##### DATA BLOCK #####

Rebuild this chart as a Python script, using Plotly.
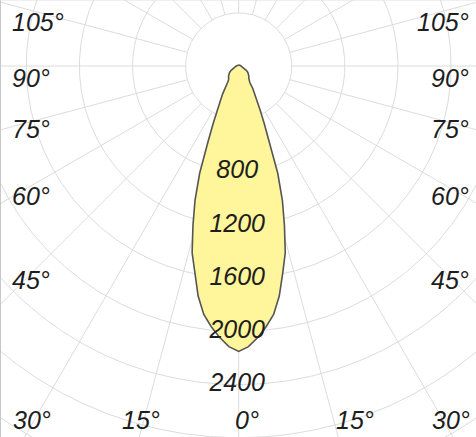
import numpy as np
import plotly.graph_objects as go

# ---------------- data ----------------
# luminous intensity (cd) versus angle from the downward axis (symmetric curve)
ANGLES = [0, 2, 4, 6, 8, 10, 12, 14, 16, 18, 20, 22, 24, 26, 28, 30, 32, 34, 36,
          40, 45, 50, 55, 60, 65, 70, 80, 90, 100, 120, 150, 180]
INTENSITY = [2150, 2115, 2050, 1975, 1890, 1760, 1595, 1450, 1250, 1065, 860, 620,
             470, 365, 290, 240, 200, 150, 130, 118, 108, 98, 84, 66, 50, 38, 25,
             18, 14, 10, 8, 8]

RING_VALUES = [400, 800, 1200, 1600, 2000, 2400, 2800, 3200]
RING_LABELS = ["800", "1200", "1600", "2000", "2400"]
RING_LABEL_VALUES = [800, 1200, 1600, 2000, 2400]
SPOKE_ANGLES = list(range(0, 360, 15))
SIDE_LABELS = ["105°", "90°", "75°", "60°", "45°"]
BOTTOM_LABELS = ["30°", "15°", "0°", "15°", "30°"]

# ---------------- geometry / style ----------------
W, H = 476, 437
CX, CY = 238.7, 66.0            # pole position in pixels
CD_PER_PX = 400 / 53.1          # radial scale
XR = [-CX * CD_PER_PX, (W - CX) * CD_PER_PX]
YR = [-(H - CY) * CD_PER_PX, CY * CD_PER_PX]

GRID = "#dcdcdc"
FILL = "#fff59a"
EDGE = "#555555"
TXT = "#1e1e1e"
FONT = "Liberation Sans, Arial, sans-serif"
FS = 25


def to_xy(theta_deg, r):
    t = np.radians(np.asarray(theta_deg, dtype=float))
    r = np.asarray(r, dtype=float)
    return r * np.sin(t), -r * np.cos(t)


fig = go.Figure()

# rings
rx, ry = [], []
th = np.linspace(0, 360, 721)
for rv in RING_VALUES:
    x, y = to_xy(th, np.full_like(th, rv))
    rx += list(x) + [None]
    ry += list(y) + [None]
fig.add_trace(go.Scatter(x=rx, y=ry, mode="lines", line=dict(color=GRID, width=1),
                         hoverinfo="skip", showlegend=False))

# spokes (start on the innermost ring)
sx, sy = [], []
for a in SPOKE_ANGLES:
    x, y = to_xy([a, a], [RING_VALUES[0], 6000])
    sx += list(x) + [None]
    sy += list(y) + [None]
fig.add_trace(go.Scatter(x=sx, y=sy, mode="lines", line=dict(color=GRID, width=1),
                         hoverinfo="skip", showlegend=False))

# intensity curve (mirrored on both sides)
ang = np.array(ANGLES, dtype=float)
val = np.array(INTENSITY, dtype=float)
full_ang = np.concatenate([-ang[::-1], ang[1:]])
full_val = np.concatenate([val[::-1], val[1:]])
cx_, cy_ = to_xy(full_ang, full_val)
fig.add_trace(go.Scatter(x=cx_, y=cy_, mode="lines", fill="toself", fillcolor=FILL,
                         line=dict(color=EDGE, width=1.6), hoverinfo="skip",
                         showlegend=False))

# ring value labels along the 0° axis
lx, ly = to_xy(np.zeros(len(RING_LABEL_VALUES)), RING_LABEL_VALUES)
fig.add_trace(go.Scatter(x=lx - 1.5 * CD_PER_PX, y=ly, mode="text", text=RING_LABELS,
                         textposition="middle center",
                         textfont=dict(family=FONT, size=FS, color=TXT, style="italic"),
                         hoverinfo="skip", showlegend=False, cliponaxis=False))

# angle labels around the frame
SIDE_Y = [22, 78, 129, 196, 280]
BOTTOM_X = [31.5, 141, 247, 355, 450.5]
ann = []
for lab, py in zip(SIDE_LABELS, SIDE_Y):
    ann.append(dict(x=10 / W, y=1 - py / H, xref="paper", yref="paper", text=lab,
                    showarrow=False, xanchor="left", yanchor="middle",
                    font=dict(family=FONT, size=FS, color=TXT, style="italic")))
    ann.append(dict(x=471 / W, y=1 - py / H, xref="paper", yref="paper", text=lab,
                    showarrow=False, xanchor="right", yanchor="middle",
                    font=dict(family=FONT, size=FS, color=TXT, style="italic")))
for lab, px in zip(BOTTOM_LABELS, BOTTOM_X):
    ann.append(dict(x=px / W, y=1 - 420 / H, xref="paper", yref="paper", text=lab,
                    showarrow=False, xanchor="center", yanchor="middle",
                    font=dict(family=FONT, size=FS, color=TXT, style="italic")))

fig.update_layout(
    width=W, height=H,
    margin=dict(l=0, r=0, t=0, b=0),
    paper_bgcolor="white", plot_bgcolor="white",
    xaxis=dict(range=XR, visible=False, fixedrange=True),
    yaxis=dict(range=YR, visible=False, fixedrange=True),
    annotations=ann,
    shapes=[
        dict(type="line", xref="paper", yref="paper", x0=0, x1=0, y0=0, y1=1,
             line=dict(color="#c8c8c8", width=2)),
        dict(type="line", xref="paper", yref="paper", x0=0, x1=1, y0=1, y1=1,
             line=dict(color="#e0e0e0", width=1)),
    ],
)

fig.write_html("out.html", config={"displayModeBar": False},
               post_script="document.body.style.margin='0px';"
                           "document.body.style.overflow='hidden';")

#####

STATED EXERCISE =
Pictures stay out. Print the data exactly, from its first line through the line containing "import plotly.graph_objects as go".

RESPONSE BELOW =
Rebuild this chart as a Python script, using Plotly.
import numpy as np
import plotly.graph_objects as go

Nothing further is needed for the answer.